Dataset records:

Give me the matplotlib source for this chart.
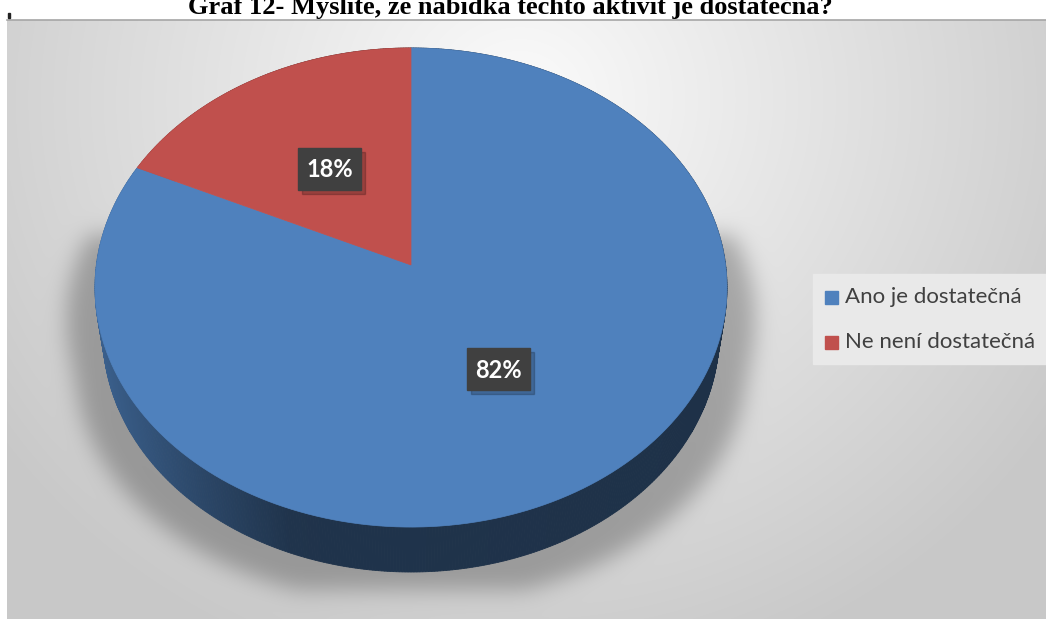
import numpy as np
import matplotlib
matplotlib.use("Agg")
import matplotlib.pyplot as plt
from matplotlib.patches import Polygon, Rectangle
from matplotlib.path import Path

# data
categories = ["Ano je dostatečná", "Ne není dostatečná"]
values = [82, 18]
colors = ["#4F81BD", "#C0504D"]
title = "Graf 12- Myslíte, že nabídka těchto aktivit je dostatečná?"

W, H = 1046, 619
fig = plt.figure(figsize=(W / 100, H / 100), dpi=100)
ax = fig.add_axes([0, 0, 1, 1])
ax.set_xlim(0, W)
ax.set_ylim(H, 0)
ax.axis("off")

# perspective projection of the pie disc (pixel space)
x0, y0 = 411, 265
f, L, th = 2196.0, 6.98, np.radians(49)
thick = 0.235


def proj(u, v, z=0.0):
    d = L + v * np.cos(th) - z * np.sin(th)
    return x0 + f * u / d, y0 - f * (v * np.sin(th) + z * np.cos(th)) / d


# background gradient + shadow
frame_top = 20
yy, xx = np.mgrid[0:H, 0:W] + 0.5
r = np.sqrt(((xx - 520) / 640) ** 2 + ((yy - 100) / 600) ** 2)
bg = 0.985 - 0.2 * np.clip(r, 0, 1)

t = np.linspace(0, 2 * np.pi, 361)
mask = np.zeros((H, W))
grid = np.column_stack([xx.ravel(), yy.ravel()])
for z in np.linspace(0, -thick, 6):
    px, py = proj(np.cos(t), np.sin(t), z)
    sx = x0 + (px - x0) * 1.09
    sy = py + 32
    m = Path(np.column_stack([sx, sy])).contains_points(grid).reshape(H, W)
    mask = np.maximum(mask, m)
mask[(yy < 235) | (yy > 590)] = 0


def gauss_mat(n, s):
    i = np.arange(n)
    g = np.exp(-((i[:, None] - i[None, :]) ** 2) / (2 * s * s))
    return g / g.sum(axis=1, keepdims=True)


shadow = gauss_mat(H, 11) @ mask @ gauss_mat(W, 11).T
bg = bg * (1 - 0.27 * shadow)
bg[:frame_top, :] = 1.0
bg[:, :7] = 1.0
img = np.dstack([bg, bg, bg])
ax.imshow(img, extent=(0, W, H, 0), interpolation="bilinear", zorder=0)
ax.plot([7, W], [frame_top, frame_top], color="#a6a6a6", lw=1.2, zorder=1)
ax.add_patch(Rectangle((8, 13), 2, 5, color="#222222", zorder=1))

# slice angles (start at 12 o'clock, clockwise)
fracs = np.array(values) / sum(values)
starts = 90 - 360 * np.concatenate([[0], np.cumsum(fracs)[:-1]])
ends = starts - 360 * fracs

# side wall
tt = np.linspace(0, 2 * np.pi, 721)
segs = []
for a0, a1 in zip(tt[:-1], tt[1:]):
    am = (a0 + a1) / 2
    deg = np.degrees(am)
    idx = 0
    for i in range(len(values)):
        lo, hi = ends[i], starts[i]
        if (deg - lo) % 360 <= hi - lo:
            idx = i
    ux, vy = np.cos([a0, a1]), np.sin([a0, a1])
    tx, ty = proj(ux, vy, 0)
    bx, by = proj(ux, vy, -thick)
    shade = np.interp(np.cos(am), [-1, -0.35, 1], [0.76, 0.40, 0.38])
    rgb = np.array(matplotlib.colors.to_rgb(colors[idx])) * shade
    segs.append((np.sin(am), [(tx[0], ty[0]), (tx[1], ty[1]), (bx[1], by[1]), (bx[0], by[0])], rgb))
segs.sort(key=lambda s: -s[0])
for _, poly, rgb in segs:
    ax.add_patch(Polygon(poly, closed=True, facecolor=rgb, edgecolor=rgb, lw=0.6, zorder=2))

# top face
for i in range(len(values)):
    ang = np.radians(np.linspace(starts[i], ends[i], 200))
    px, py = proj(np.cos(ang), np.sin(ang), 0)
    poly = [(x0, y0)] + list(zip(px, py))
    ax.add_patch(Polygon(poly, closed=True, facecolor=colors[i], edgecolor=colors[i], lw=0.5, zorder=3))

# data labels
for i in range(len(values)):
    mid = np.radians((starts[i] + ends[i]) / 2)
    lx, ly = proj(0.5 * np.cos(mid), 0.5 * np.sin(mid), 0)
    bw, bh = 63, 42
    ax.add_patch(Rectangle((lx - bw / 2 + 4, ly - bh / 2 + 4), bw, bh, color="black", alpha=0.2, zorder=4))
    ax.add_patch(Rectangle((lx - bw / 2, ly - bh / 2), bw, bh, color="#404040", zorder=5))
    ax.text(lx, ly + 1, f"{values[i]}%", color="white", fontsize=17, fontweight="bold",
            family="Lato", ha="center", va="center", zorder=6)

# legend
ax.add_patch(Rectangle((813, 274), 233, 90, color="#e9e9e9", zorder=4))
for i, name in enumerate(categories):
    cy = 297 + 45 * i
    ax.add_patch(Rectangle((825, cy - 6.5), 13, 13, color=colors[i], zorder=5))
    ax.text(845, cy, name, color="#404040", fontsize=16, family="Lato",
            ha="left", va="center", zorder=5)

# title (cut by top edge)
ax.text(510, 14, title, fontsize=19, fontweight="bold", family="Liberation Serif",
        ha="center", va="baseline", color="black", zorder=6)

fig.savefig("out.png", dpi=100)
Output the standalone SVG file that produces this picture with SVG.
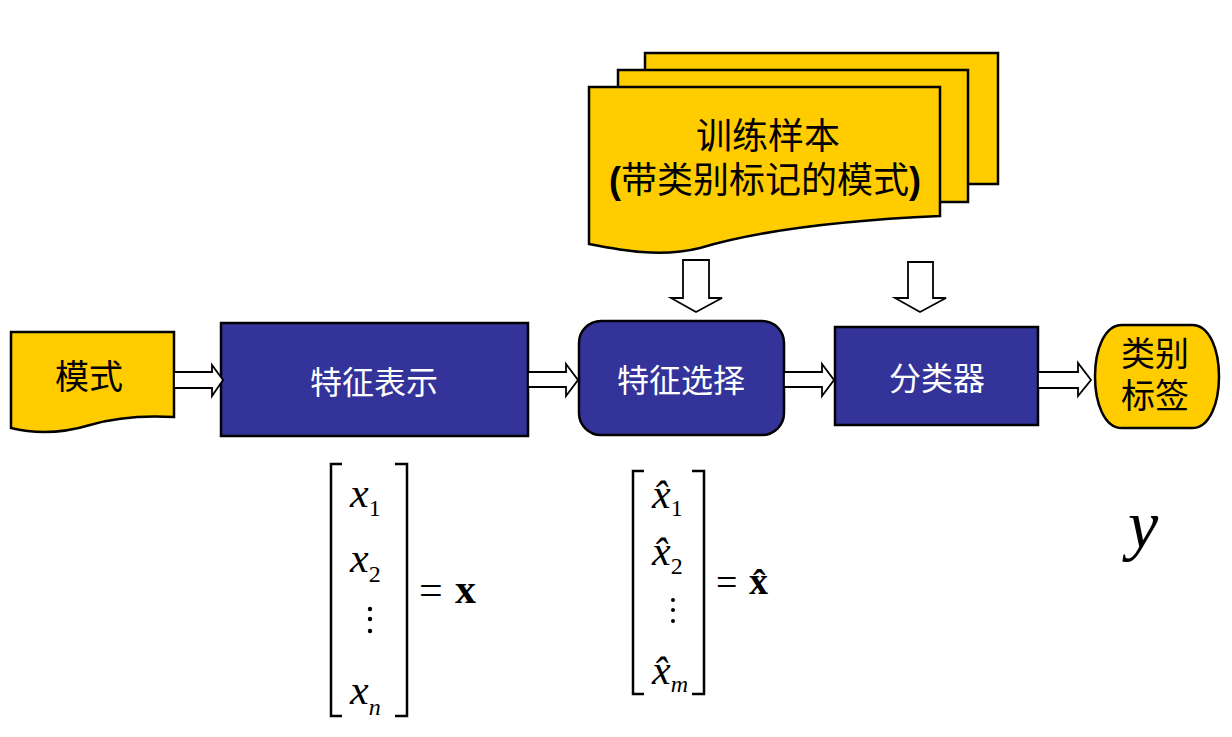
<svg xmlns="http://www.w3.org/2000/svg" width="1232" height="737" viewBox="0 0 1232 737">
<style>
.doc{fill:#FFCC00;stroke:#000;stroke-width:2.5}
.box{fill:#333399;stroke:#000;stroke-width:2.5}
.arr{fill:#fff;stroke:#000;stroke-width:1.8}
.cn{font-family:"Liberation Sans","Noto Sans CJK SC",sans-serif;font-size:34px;text-anchor:middle}
.wt{fill:#fff;font-size:32px}
.m{font-family:"Liberation Serif","Times New Roman",serif;font-style:italic;font-size:42px;fill:#000}
.sub{font-family:"Liberation Serif","Times New Roman",serif;font-size:24px;fill:#000}
.eq{font-family:"Liberation Serif","Times New Roman",serif;font-size:42px;fill:#000}
.br{fill:none;stroke:#000;stroke-width:2.5}
</style>
<rect width="1232" height="737" fill="#fff"/>
<g id="training">
<path class="doc" d="M645,53 H998 V184 H645 Z"/>
<path class="doc" d="M618,70 H968 V202 H618 Z"/>
<path class="doc" d="M589,87 H940 V216 C850,220 760,230 700,248 C660,258 620,250 589,244 Z"/>
<text class="cn" x="768" y="149" style="font-size:36px">训练样本</text>
<text class="cn" x="765" y="193" style="font-size:36px"><tspan font-weight="bold">(</tspan>带类别标记的模式<tspan font-weight="bold">)</tspan></text>
</g>
<g id="pattern">
<path class="doc" d="M11,332 H174 V417 C140,415 110,419 90,425 C60,434 35,434 11,428 Z"/>
<text class="cn" x="89" y="389">模式</text>
</g>
<g id="feat-repr">
<rect class="box" x="221" y="323" width="307" height="113"/>
<text class="cn wt" x="374" y="394">特征表示</text>
</g>
<g id="feat-sel">
<rect class="box" x="579" y="321" width="205" height="114" rx="22"/>
<text class="cn wt" x="681" y="392">特征选择</text>
</g>
<g id="classifier">
<rect class="box" x="835" y="327" width="203" height="98"/>
<text class="cn wt" x="937" y="390">分类器</text>
</g>
<g id="label">
<path class="doc" d="M1122,325 H1192 C1228,325 1228,428 1192,428 H1122 C1086,428 1086,325 1122,325 Z"/>
<text class="cn" x="1155" y="366">类别</text>
<text class="cn" x="1155" y="408">标签</text>
</g>
<g id="connectors">
<path class="arr" d="M174,372 H212 V365 L223,380 L212,396 V388 H174 Z"/>
<path class="arr" d="M528,372 H566 V364 L578,380 L566,396 V387 H528 Z"/>
<path class="arr" d="M784,372 H822 V364 L834,380 L822,396 V387 H784 Z"/>
<path class="arr" d="M1038,372 H1078 V363 L1091,380 L1078,396 V388 H1038 Z"/>
<path class="arr" d="M683,260 H709 V298 H722 L696,312 L671,298 H683 Z"/>
<path class="arr" d="M908,262 H933 V298 H946 L920,312 L895,298 H908 Z"/>
</g>
<g id="vec-x">
<path class="br" d="M342,464 H331 V716 H342"/>
<path class="br" d="M395,464 H407 V716 H395"/>
<text class="m" x="350" y="507">x<tspan class="sub" dy="9" style="font-style:normal">1</tspan></text>
<text class="m" x="350" y="572">x<tspan class="sub" dy="10" style="font-style:normal">2</tspan></text>
<circle cx="370" cy="609" r="2.2"/><circle cx="370" cy="619" r="2.2"/><circle cx="370" cy="631" r="2.2"/>
<text class="m" x="350" y="704">x<tspan class="sub" dy="11">n</tspan></text>
<text class="eq" x="419" y="604">=</text>
<text class="eq" x="455" y="603" style="font-weight:bold">x</text>
</g>
<g id="vec-xhat">
<path class="br" d="M644,471 H633 V694 H644"/>
<path class="br" d="M692,471 H704 V694 H692"/>
<text class="m" x="652" y="508">x̂<tspan class="sub" dy="8" style="font-style:normal">1</tspan></text>
<text class="m" x="652" y="565">x̂<tspan class="sub" dy="9" style="font-style:normal">2</tspan></text>
<circle cx="673" cy="600" r="2"/><circle cx="673" cy="610" r="2"/><circle cx="673" cy="621" r="2"/>
<text class="m" x="652" y="684">x̂<tspan class="sub" dy="8">m</tspan></text>
<text class="eq" x="716" y="595" style="font-size:38px">=</text>
<text class="eq" x="749" y="594" style="font-size:38px;font-weight:bold">x̂</text>
</g>
<g id="y-label">
<text class="m" x="1128" y="548" style="font-size:68px">y</text>
</g>
</svg>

Do this: Retype the records above word for word, from their first line through the line containing "from matplotlib.path import Path", and leave out every picture.

Result of this task:
Give me the matplotlib source for this chart.
import numpy as np
import matplotlib
matplotlib.use("Agg")
import matplotlib.pyplot as plt
from matplotlib.patches import Polygon, Rectangle
from matplotlib.path import Path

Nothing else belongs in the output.